Um dia, uma mulher me abordou enquanto eu brincava num parque da cidade e disse que cuidaria de mim. Ela me levou para sua casa. Chegando lá, encontrei uns caras manipulando drogas. Eram traficantes.
Primeira gravidez aos 9
“O filho dessa mulher começou a abusar de mim e engravidei pela primeira vez com nove anos. Nem sabia direito o que estava acontecendo comigo. Continuava brincando e via a barriga crescendo. Todo mundo sabia dos abusos.
Meu parto aconteceu aos seis meses de gestação. Eu pesava 32 quilos e tive uma menina. Foi um escândalo na época e até apareceu polícia no hospital. Mas a mulher que me pegou tinha arrumado uma certidão falsa, em que dizia que era minha mãe. E afirmou que não sabia quem tinha abusado de mim. Eu também tive medo de contar a verdade.

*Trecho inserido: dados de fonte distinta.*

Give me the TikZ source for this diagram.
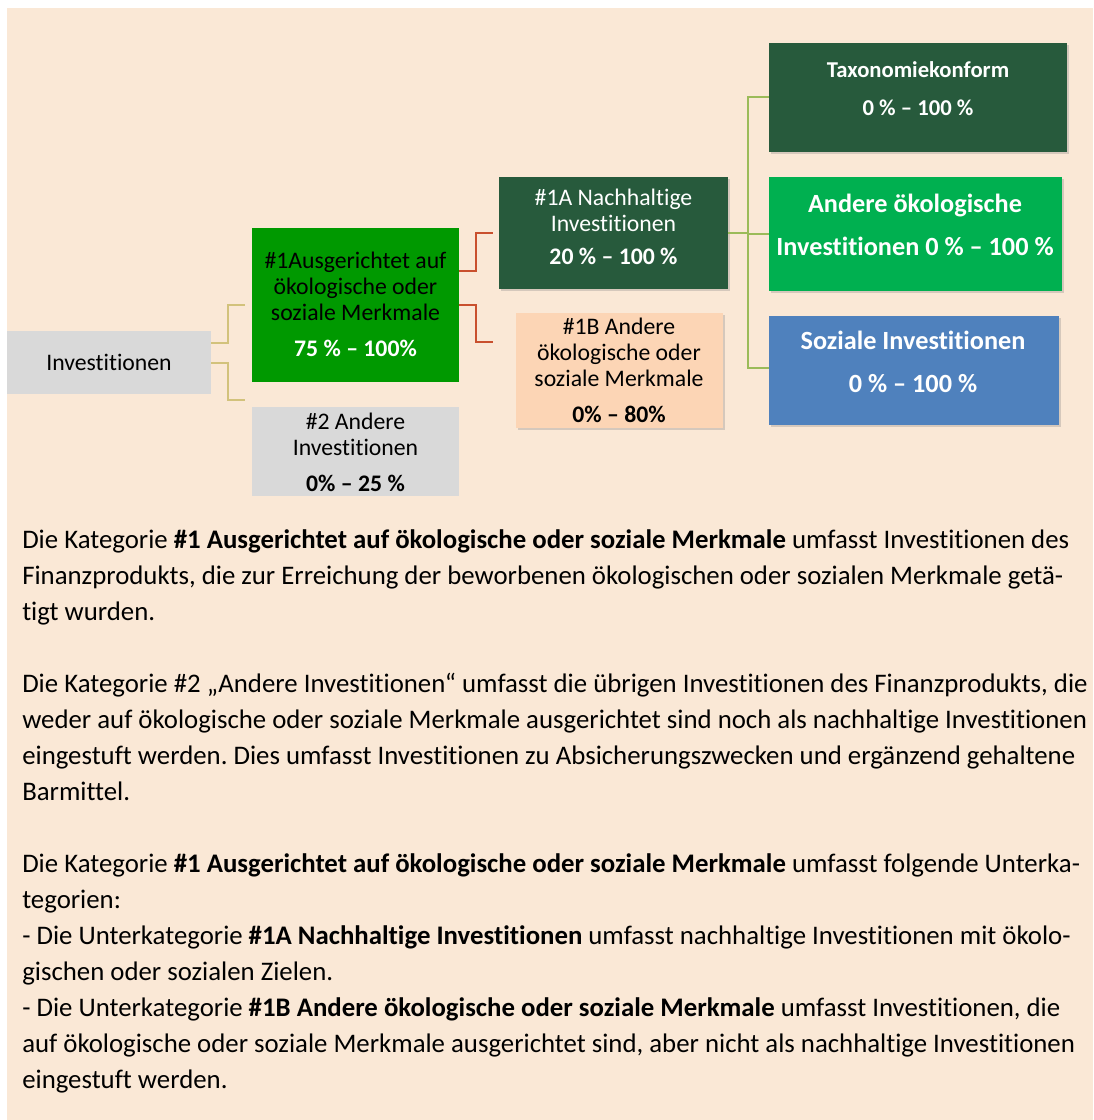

Não sei dizer o que aconteceu, mas minha filha morreu quatro horas depois do parto. Acho que porque nasceu prematura. Era muito miúda. E eu quase não comia. O que me lembro daquele dia é que tive muita dor, mas não senti afeto de mãe. A morte da minha filha não foi sentida.“
Segunda gestação e fuga
Engravidei novamente um ano depois. E, de novo, perdi a criança, da mesma forma. Também era uma menina. A mulher que fingia ser minha mãe contou no hospital que eu era namoradeira. Ninguém desconfiou de nada.
Consegui fugir dessa casa aos 13 anos com a ajuda de uns vizinhos. Acho que não denunciavam o que acontecia comigo por medo. Voltei para Americana. Encontrei antigos conhecidos da minha mãe e pedi ajuda. Soube, um tempo depois, que o homem que me estuprava e a mãe dele foram mortos. Mas nunca fui à delegacia contar o que aconteceu comigo.

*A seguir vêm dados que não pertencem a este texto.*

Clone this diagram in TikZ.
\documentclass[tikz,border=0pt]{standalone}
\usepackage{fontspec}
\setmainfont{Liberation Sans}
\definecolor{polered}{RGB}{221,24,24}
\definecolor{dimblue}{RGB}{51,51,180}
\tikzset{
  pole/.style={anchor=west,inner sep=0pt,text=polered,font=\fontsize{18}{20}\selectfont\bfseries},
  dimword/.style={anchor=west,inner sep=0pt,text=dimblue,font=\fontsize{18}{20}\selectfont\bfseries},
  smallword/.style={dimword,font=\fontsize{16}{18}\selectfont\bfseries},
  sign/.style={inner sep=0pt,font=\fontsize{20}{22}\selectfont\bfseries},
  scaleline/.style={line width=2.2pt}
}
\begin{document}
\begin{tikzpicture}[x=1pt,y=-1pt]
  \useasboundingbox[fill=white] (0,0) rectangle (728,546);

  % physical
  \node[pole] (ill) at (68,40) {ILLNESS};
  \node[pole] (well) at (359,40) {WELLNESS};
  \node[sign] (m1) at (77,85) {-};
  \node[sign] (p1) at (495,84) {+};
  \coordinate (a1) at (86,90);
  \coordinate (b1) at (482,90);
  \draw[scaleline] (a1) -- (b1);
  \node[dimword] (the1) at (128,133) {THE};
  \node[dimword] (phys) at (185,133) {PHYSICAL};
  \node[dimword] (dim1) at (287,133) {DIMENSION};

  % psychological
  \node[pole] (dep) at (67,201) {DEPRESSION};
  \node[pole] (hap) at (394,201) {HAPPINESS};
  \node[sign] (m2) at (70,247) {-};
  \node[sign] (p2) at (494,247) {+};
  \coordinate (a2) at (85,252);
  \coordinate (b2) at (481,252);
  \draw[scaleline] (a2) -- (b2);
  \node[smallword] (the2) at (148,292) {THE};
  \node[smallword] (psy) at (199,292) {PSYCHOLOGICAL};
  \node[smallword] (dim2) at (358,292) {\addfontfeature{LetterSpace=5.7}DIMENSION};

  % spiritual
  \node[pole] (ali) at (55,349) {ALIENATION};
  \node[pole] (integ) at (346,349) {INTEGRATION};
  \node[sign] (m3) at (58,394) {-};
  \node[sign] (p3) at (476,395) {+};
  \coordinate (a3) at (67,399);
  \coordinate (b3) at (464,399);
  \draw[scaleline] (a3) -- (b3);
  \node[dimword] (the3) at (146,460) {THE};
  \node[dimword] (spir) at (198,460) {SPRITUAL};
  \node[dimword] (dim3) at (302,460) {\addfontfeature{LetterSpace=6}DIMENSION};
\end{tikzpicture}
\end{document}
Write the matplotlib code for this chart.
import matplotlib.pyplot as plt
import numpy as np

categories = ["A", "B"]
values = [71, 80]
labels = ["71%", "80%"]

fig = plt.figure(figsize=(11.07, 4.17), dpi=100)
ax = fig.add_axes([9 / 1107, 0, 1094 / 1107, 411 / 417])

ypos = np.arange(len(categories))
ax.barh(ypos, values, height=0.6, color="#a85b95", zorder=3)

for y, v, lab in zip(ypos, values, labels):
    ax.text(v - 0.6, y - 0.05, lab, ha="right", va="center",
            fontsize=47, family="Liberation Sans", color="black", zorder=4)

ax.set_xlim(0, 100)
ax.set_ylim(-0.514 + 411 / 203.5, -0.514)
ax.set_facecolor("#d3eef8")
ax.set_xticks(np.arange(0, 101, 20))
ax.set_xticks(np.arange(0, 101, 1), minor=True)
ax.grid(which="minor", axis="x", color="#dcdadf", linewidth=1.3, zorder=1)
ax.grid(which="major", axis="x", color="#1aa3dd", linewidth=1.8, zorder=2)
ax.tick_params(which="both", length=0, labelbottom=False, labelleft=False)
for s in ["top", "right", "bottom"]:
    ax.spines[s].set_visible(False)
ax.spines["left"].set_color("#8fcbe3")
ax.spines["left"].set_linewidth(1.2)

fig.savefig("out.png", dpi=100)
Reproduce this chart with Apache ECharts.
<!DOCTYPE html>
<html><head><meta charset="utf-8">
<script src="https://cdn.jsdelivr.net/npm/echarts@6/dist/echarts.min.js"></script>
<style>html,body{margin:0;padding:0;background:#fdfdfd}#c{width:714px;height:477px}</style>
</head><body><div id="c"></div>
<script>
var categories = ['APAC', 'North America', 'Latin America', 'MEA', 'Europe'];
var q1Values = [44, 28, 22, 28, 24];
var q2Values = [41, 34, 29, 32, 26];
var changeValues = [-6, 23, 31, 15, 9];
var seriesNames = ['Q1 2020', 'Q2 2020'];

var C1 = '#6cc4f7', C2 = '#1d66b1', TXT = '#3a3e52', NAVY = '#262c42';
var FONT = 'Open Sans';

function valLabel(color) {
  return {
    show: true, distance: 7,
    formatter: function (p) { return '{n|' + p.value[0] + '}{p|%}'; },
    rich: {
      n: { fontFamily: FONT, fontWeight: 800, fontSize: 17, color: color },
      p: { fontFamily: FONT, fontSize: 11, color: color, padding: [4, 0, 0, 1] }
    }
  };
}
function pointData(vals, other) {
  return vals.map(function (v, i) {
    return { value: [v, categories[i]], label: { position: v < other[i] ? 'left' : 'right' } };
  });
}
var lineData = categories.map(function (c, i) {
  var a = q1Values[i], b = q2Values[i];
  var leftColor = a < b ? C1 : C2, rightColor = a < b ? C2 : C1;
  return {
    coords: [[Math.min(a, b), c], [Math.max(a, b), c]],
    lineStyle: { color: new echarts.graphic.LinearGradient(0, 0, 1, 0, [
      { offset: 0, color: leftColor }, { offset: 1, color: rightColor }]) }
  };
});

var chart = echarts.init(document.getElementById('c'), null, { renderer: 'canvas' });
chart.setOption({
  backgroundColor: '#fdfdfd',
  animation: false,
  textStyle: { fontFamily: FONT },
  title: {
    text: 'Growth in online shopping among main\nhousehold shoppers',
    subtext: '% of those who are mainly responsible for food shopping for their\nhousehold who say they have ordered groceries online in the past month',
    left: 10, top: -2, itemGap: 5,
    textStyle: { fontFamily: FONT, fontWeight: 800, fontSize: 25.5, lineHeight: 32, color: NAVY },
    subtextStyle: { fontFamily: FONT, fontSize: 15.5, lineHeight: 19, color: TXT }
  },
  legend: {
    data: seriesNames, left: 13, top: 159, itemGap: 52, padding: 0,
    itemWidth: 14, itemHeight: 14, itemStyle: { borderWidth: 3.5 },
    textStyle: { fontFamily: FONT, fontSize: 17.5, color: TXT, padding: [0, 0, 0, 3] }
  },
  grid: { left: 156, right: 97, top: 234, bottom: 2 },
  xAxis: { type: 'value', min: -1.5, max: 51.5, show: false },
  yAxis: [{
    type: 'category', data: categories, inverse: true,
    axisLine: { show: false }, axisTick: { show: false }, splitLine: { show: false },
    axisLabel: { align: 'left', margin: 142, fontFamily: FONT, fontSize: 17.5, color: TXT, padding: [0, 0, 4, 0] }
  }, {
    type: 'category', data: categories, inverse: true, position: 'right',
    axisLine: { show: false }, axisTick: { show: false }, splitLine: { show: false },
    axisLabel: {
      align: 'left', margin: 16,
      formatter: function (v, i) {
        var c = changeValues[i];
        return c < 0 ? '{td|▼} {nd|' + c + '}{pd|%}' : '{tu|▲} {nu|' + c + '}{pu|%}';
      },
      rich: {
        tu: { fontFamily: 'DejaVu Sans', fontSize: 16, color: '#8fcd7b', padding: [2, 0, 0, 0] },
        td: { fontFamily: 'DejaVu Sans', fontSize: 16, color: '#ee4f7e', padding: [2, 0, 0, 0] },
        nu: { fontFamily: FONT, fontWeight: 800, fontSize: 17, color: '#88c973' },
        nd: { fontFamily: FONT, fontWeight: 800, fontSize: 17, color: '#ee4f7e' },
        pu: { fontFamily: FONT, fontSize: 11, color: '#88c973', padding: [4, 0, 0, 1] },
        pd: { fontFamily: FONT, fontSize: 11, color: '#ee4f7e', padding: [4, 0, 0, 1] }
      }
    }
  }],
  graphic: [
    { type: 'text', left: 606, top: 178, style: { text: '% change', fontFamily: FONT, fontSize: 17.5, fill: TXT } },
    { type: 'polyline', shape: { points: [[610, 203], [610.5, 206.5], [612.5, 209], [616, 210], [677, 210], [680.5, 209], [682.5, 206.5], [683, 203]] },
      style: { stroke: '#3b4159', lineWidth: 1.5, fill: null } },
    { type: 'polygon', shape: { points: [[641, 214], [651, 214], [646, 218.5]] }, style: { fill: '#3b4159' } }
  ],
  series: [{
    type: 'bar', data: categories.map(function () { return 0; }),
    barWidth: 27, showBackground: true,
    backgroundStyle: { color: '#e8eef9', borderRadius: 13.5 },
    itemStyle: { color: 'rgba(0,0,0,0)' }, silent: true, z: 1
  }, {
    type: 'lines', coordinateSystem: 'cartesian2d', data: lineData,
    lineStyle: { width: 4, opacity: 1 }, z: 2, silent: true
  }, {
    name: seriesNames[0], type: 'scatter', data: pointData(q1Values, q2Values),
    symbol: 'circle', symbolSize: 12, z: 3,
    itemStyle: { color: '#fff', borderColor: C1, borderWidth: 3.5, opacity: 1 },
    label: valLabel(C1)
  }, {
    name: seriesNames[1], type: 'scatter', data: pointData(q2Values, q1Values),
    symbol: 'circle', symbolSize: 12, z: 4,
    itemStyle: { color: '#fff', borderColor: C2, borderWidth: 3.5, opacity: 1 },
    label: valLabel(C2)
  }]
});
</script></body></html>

Quanto à minha mãe, ela diz que chegou a ir atrás de mim e me viu grávida, andando numa feira. Mas, quando soube que eu estava vivendo com bandidos, ficou com medo de chegar perto. Não sei se é verdade. A gente voltou a ter contato alguns anos depois.
Até os 25 anos, eu sentia ódio de todo mundo, incluindo a minha mãe. Eu a culpava por tudo o que aconteceu comigo. Tive depressão e tentei me matar.
Casei duas vezes e, com cada um dos maridos, tive dois filhos. Todos desejados. Mas também tive infecções em todas as gestações e nunca completei os nove meses de gravidez. Tomava remédio para não perder as crianças. Também não podia fazer nada. Era repouso total. Meus filhos hoje estão com 24, 21, 18 e 10 anos. Eu contei minha história para alertar a eles sobre as maldades do mundo.
No meu primeiro casamento, conseguimos uma casa popular da prefeitura. Quando nos separamos, a casa ficou pra mim. Vendi esse imóvel e hoje vivo numa casa melhor. Trabalho como faxineira, profissão que eu amo. E tenho o meu carro também.
Em casos como o meu, de crianças que são abusadas, sou a favor do aborto. Como fica a vida de uma menina que tem um bebê? E como explicar para essa criança que ela foi fruto de estupro?.
Tenho problemas para me relacionar até hoje. Nunca tive prazer, mas vivo em paz comigo mesma. Tomei a decisão de não ter mais parceiro. Procurei uma igreja e deixei meus traumas adormecidos. A fé é importante para superar, não importa a religião.”